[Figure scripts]
################

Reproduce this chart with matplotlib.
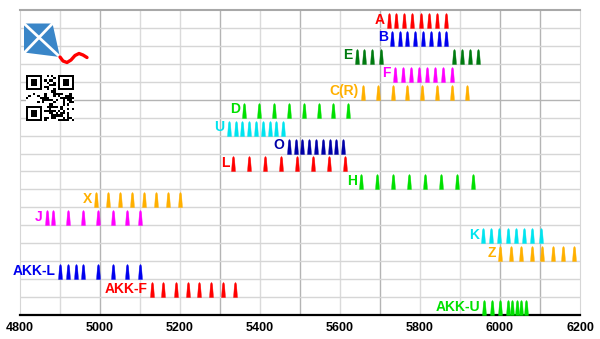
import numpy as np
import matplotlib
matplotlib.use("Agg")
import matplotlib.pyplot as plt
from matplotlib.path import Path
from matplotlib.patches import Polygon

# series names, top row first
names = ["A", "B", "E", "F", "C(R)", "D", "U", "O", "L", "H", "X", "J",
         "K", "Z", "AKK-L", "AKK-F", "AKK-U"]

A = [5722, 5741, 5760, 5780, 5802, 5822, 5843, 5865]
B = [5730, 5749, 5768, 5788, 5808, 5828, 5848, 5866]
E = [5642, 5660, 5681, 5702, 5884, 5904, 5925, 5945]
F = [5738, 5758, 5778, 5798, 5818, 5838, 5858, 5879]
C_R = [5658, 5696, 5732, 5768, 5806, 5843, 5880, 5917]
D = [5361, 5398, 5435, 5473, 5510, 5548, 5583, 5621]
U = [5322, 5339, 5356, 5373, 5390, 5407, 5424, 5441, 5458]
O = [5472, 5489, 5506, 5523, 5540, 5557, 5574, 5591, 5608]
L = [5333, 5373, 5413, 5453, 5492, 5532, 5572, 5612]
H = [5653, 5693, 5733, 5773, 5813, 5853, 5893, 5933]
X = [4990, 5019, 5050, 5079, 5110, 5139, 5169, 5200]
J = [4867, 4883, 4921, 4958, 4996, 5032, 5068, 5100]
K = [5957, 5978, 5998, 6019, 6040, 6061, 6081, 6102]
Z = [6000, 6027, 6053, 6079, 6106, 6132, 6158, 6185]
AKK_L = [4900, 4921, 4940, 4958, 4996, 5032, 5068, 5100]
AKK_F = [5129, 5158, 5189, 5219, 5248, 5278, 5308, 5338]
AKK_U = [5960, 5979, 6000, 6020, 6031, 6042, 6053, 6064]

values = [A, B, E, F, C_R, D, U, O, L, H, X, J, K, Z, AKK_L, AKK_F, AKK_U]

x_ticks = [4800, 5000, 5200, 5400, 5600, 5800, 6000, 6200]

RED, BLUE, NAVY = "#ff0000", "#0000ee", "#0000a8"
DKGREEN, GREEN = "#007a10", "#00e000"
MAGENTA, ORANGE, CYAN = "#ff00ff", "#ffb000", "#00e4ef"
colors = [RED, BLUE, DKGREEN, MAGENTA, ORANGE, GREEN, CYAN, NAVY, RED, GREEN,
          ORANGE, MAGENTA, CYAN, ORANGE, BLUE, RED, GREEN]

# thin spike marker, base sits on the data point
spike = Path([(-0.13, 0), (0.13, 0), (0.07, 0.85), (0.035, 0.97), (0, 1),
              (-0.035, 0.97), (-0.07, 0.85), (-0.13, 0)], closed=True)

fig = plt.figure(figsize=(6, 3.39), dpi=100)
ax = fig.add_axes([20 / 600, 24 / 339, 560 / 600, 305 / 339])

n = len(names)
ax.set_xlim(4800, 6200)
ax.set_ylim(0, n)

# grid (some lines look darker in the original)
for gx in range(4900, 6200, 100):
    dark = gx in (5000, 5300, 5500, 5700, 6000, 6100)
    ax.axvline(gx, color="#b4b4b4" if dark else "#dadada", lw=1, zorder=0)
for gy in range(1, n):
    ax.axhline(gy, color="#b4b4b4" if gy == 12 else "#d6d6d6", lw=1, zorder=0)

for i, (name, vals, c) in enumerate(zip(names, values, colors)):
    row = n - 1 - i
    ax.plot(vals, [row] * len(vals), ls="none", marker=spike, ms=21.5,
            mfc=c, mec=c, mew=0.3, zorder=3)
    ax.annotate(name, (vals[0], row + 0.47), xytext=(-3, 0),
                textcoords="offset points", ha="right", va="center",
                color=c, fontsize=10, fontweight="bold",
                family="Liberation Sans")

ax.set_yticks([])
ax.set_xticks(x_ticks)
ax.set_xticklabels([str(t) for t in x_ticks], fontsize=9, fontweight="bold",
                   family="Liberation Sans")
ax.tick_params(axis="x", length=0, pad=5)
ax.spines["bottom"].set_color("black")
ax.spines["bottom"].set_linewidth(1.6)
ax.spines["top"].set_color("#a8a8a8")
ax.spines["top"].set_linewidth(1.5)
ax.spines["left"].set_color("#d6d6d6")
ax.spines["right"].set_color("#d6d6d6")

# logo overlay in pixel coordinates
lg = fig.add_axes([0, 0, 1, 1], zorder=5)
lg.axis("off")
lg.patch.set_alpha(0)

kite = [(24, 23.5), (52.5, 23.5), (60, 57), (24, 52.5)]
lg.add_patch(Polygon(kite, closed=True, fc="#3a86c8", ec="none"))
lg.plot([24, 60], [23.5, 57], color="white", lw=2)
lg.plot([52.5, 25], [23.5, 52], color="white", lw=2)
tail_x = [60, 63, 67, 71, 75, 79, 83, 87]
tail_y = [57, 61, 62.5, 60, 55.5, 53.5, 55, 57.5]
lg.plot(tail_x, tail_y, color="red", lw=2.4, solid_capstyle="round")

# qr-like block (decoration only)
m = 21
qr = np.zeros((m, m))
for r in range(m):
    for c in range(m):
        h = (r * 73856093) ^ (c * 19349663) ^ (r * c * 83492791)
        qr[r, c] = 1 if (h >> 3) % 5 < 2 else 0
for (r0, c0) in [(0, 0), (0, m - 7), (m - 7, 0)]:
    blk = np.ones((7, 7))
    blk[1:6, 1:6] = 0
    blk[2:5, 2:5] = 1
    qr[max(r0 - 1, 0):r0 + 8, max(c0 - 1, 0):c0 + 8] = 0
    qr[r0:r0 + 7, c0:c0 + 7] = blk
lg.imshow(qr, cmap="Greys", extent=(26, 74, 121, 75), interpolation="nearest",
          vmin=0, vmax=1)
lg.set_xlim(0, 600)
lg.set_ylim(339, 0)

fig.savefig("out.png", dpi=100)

################

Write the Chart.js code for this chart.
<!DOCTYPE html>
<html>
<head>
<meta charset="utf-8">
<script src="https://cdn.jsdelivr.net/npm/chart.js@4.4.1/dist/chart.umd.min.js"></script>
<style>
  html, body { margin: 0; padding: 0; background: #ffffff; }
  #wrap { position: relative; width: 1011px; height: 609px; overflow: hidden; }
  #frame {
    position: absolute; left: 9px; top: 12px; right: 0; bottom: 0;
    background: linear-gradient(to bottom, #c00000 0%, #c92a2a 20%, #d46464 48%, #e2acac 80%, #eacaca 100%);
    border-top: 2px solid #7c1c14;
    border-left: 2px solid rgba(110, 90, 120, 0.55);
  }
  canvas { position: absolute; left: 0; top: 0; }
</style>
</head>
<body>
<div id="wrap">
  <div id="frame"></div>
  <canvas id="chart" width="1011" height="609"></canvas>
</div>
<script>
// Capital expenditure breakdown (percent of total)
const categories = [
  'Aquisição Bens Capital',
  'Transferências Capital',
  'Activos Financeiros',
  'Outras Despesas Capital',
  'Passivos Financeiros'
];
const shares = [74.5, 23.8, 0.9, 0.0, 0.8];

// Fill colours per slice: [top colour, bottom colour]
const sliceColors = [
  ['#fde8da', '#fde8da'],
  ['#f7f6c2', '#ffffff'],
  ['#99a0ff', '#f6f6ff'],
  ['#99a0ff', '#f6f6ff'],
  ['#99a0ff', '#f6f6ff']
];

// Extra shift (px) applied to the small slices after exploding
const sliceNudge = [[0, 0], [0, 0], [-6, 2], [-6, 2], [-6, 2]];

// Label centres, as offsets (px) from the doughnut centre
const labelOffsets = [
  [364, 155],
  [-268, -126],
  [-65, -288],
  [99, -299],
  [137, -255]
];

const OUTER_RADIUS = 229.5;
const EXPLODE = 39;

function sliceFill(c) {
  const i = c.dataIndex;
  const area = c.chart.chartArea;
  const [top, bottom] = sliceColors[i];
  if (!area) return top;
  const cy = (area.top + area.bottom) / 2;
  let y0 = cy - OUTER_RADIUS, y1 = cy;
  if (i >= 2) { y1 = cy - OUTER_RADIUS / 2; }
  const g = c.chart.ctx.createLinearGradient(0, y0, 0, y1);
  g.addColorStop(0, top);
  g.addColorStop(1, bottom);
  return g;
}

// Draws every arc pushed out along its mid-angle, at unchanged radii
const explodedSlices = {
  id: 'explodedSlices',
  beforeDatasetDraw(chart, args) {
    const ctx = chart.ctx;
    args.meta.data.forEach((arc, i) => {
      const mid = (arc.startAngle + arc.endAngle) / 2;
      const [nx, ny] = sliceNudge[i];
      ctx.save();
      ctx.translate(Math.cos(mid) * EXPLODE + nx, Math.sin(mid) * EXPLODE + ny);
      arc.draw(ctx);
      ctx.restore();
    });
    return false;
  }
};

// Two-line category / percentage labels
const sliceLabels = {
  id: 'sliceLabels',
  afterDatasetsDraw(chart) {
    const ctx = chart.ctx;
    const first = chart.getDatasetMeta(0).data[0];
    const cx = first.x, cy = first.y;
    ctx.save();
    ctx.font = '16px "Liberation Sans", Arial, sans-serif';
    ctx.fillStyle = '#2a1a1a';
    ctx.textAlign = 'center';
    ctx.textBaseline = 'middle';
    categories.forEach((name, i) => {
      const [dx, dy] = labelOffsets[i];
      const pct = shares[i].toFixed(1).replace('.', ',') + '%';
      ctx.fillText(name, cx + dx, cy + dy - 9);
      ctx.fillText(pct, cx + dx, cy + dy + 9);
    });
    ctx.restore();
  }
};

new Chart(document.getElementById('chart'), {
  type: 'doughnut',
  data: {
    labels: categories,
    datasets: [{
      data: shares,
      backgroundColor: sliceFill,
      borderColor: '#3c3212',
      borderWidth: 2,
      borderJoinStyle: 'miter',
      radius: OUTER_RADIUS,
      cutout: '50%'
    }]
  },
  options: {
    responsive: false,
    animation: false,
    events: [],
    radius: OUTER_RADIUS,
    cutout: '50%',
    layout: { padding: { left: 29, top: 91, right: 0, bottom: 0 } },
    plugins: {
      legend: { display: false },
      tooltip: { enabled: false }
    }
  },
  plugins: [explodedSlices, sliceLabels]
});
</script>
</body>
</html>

################

## Exercise details
Extract exactly, and only, the lines from the one with "Reproduce this chart with matplotlib." to the one with "ax = fig.add_axes([20", both ends counted. Leave the images behind.

## Result of the exercise
Reproduce this chart with matplotlib.
import numpy as np
import matplotlib
matplotlib.use("Agg")
import matplotlib.pyplot as plt
from matplotlib.path import Path
from matplotlib.patches import Polygon

# series names, top row first
names = ["A", "B", "E", "F", "C(R)", "D", "U", "O", "L", "H", "X", "J",
         "K", "Z", "AKK-L", "AKK-F", "AKK-U"]

A = [5722, 5741, 5760, 5780, 5802, 5822, 5843, 5865]
B = [5730, 5749, 5768, 5788, 5808, 5828, 5848, 5866]
E = [5642, 5660, 5681, 5702, 5884, 5904, 5925, 5945]
F = [5738, 5758, 5778, 5798, 5818, 5838, 5858, 5879]
C_R = [5658, 5696, 5732, 5768, 5806, 5843, 5880, 5917]
D = [5361, 5398, 5435, 5473, 5510, 5548, 5583, 5621]
U = [5322, 5339, 5356, 5373, 5390, 5407, 5424, 5441, 5458]
O = [5472, 5489, 5506, 5523, 5540, 5557, 5574, 5591, 5608]
L = [5333, 5373, 5413, 5453, 5492, 5532, 5572, 5612]
H = [5653, 5693, 5733, 5773, 5813, 5853, 5893, 5933]
X = [4990, 5019, 5050, 5079, 5110, 5139, 5169, 5200]
J = [4867, 4883, 4921, 4958, 4996, 5032, 5068, 5100]
K = [5957, 5978, 5998, 6019, 6040, 6061, 6081, 6102]
Z = [6000, 6027, 6053, 6079, 6106, 6132, 6158, 6185]
AKK_L = [4900, 4921, 4940, 4958, 4996, 5032, 5068, 5100]
AKK_F = [5129, 5158, 5189, 5219, 5248, 5278, 5308, 5338]
AKK_U = [5960, 5979, 6000, 6020, 6031, 6042, 6053, 6064]

values = [A, B, E, F, C_R, D, U, O, L, H, X, J, K, Z, AKK_L, AKK_F, AKK_U]

x_ticks = [4800, 5000, 5200, 5400, 5600, 5800, 6000, 6200]

RED, BLUE, NAVY = "#ff0000", "#0000ee", "#0000a8"
DKGREEN, GREEN = "#007a10", "#00e000"
MAGENTA, ORANGE, CYAN = "#ff00ff", "#ffb000", "#00e4ef"
colors = [RED, BLUE, DKGREEN, MAGENTA, ORANGE, GREEN, CYAN, NAVY, RED, GREEN,
          ORANGE, MAGENTA, CYAN, ORANGE, BLUE, RED, GREEN]

# thin spike marker, base sits on the data point
spike = Path([(-0.13, 0), (0.13, 0), (0.07, 0.85), (0.035, 0.97), (0, 1),
              (-0.035, 0.97), (-0.07, 0.85), (-0.13, 0)], closed=True)

fig = plt.figure(figsize=(6, 3.39), dpi=100)
ax = fig.add_axes([20 / 600, 24 / 339, 560 / 600, 305 / 339])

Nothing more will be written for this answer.